■ Request:
Take every line from the listing below that includes "React" and copy it.
____________
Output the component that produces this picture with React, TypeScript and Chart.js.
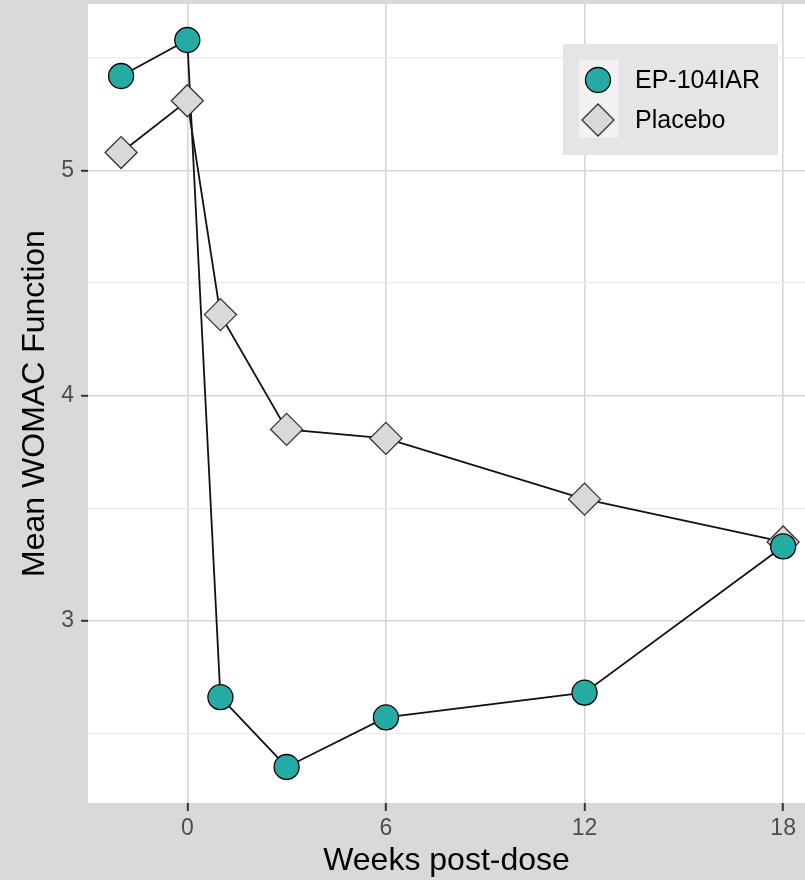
import React, { useEffect, useRef } from "react";
import { Chart, registerables } from "chart.js";

Chart.register(...registerables);

const weeks = [-2, 0, 1, 3, 6, 12, 18];
const epValues = [5.42, 5.58, 2.66, 2.35, 2.57, 2.68, 3.33];
const placeboValues = [5.08, 5.31, 4.36, 3.85, 3.81, 3.54, 3.35];
const xTickValues = [0, 6, 12, 18];
const yTickValues = [2.5, 3, 3.5, 4, 4.5, 5, 5.5];
const seriesNames = ["EP-104IAR", "Placebo"];

const FONT = "'Liberation Sans', Arial, sans-serif";
const TEAL = "#26aba4";
const DIAMOND = "#d9d9d9";

const isMajor = (v: number) => Math.abs(v - Math.round(v)) < 1e-6;

const bgPlugin = {
  id: "bgPanel",
  beforeDraw(chart: any) {
    const { ctx, chartArea, width, height } = chart;
    ctx.save();
    ctx.fillStyle = "#d9d9d9";
    ctx.fillRect(0, 0, width, height);
    ctx.fillStyle = "#ffffff";
    ctx.fillRect(chartArea.left, chartArea.top, chartArea.right - chartArea.left, chartArea.bottom - chartArea.top);
    ctx.restore();
  },
};

const legendPlugin = {
  id: "boxLegend",
  afterDraw(chart: any) {
    const ctx = chart.ctx;
    const bx = 563, by = 44, bw = 215, bh = 111;
    ctx.save();
    ctx.fillStyle = "#e5e5e5";
    ctx.fillRect(bx, by, bw, bh);
    ctx.fillStyle = "#f2f2f2";
    ctx.fillRect(bx + 16, by + 16, 39, 78);
    const rows = [by + 36, by + 76];
    const mx = bx + 35;
    ctx.beginPath();
    ctx.arc(mx, rows[0], 12.5, 0, Math.PI * 2);
    ctx.fillStyle = TEAL;
    ctx.fill();
    ctx.lineWidth = 1.3;
    ctx.strokeStyle = "#000";
    ctx.stroke();
    const r = 16;
    ctx.beginPath();
    ctx.moveTo(mx - r, rows[1]);
    ctx.lineTo(mx, rows[1] - r);
    ctx.lineTo(mx + r, rows[1]);
    ctx.lineTo(mx, rows[1] + r);
    ctx.closePath();
    ctx.fillStyle = DIAMOND;
    ctx.fill();
    ctx.strokeStyle = "#333";
    ctx.stroke();
    ctx.fillStyle = "#000";
    ctx.font = `25px ${FONT}`;
    ctx.textBaseline = "middle";
    ctx.textAlign = "left";
    ctx.fillText(seriesNames[0], bx + 72, rows[0] + 1);
    ctx.fillText(seriesNames[1], bx + 72, rows[1] + 1);
    ctx.restore();
  },
};

export default function App() {
  const ref = useRef<HTMLCanvasElement | null>(null);
  useEffect(() => {
    document.body.style.margin = "0";
    const epPts = weeks.map((w, i) => ({ x: w, y: epValues[i] }));
    const plPts = weeks.map((w, i) => ({ x: w, y: placeboValues[i] }));
    const chart = new Chart(ref.current as HTMLCanvasElement, {
      type: "line",
      data: {
        datasets: [
          {
            label: seriesNames[0],
            data: epPts,
            showLine: false,
            pointStyle: "circle",
            pointRadius: 12.5,
            pointBackgroundColor: TEAL,
            pointBorderColor: "#000",
            pointBorderWidth: 1.3,
            order: 0,
          },
          {
            label: seriesNames[1],
            data: plPts,
            showLine: false,
            pointStyle: "rectRot",
            pointRadius: 16,
            pointBackgroundColor: DIAMOND,
            pointBorderColor: "#333",
            pointBorderWidth: 1.3,
            order: 1,
          },
          {
            label: "ep-line",
            data: epPts,
            borderColor: "#111",
            borderWidth: 1.8,
            pointRadius: 0,
            tension: 0,
            order: 2,
          },
          {
            label: "pl-line",
            data: plPts,
            borderColor: "#111",
            borderWidth: 1.8,
            pointRadius: 0,
            tension: 0,
            order: 3,
          },
        ],
      },
      options: {
        animation: false,
        responsive: false,
        layout: { autoPadding: false, padding: { top: 4, right: 0, left: 0, bottom: 0 } },
        plugins: {
          legend: { display: false },
          tooltip: { enabled: false },
        },
        scales: {
          x: {
            type: "linear",
            min: -3,
            max: 18.66,
            afterBuildTicks: (s: any) => {
              s.ticks = xTickValues.map((v) => ({ value: v }));
            },
            afterFit: (s: any) => {
              s.height = 77;
              s.paddingLeft = 0;
              s.paddingRight = 0;
            },
            grid: {
              color: "#d6d6d6",
              lineWidth: 1.6,
              tickLength: 8,
              tickColor: "#333",
              tickWidth: 2,
            },
            border: { display: false },
            ticks: {
              color: "#4d4d4d",
              font: { family: FONT, size: 23 },
              padding: 4,
              maxRotation: 0,
              callback: (v: any) => String(v),
            },
            title: {
              display: true,
              text: "Weeks post-dose",
              color: "#000",
              font: { family: FONT, size: 32, lineHeight: 1 },
              padding: { top: 0, bottom: 3 },
            },
          },
          y: {
            type: "linear",
            min: 2.19,
            max: 5.74,
            afterBuildTicks: (s: any) => {
              s.ticks = yTickValues.map((v) => ({ value: v }));
            },
            afterFit: (s: any) => {
              s.width = 88;
              s.paddingTop = 0;
              s.paddingBottom = 0;
            },
            grid: {
              color: (c: any) => (isMajor(c.tick.value) ? "#d6d6d6" : "#ebebeb"),
              lineWidth: (c: any) => (isMajor(c.tick.value) ? 1.6 : 1.2),
              tickLength: 7,
              tickColor: (c: any) => (isMajor(c.tick.value) ? "#333" : "rgba(0,0,0,0)"),
              tickWidth: 2,
            },
            border: { display: false },
            ticks: {
              color: "#4d4d4d",
              font: { family: FONT, size: 23 },
              padding: 7,
              callback: (v: any) => (isMajor(Number(v)) ? String(Math.round(Number(v))) : ""),
            },
            title: {
              display: true,
              text: "Mean WOMAC Function",
              color: "#000",
              font: { family: FONT, size: 32, lineHeight: 1 },
              padding: { top: 19, bottom: 0 },
            },
          },
        },
      },
      plugins: [bgPlugin, legendPlugin],
    });
    return () => chart.destroy();
  }, []);
  return (
    <div style={{ position: "absolute", left: 0, top: 0, width: 805, height: 880 }}>
      <canvas ref={ref} width={805} height={880} style={{ width: 805, height: 880, display: "block" }} />
    </div>
  );
}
____________
■ Expected answer:
Output the component that produces this picture with React, TypeScript and Chart.js.
import React, { useEffect, useRef } from "react";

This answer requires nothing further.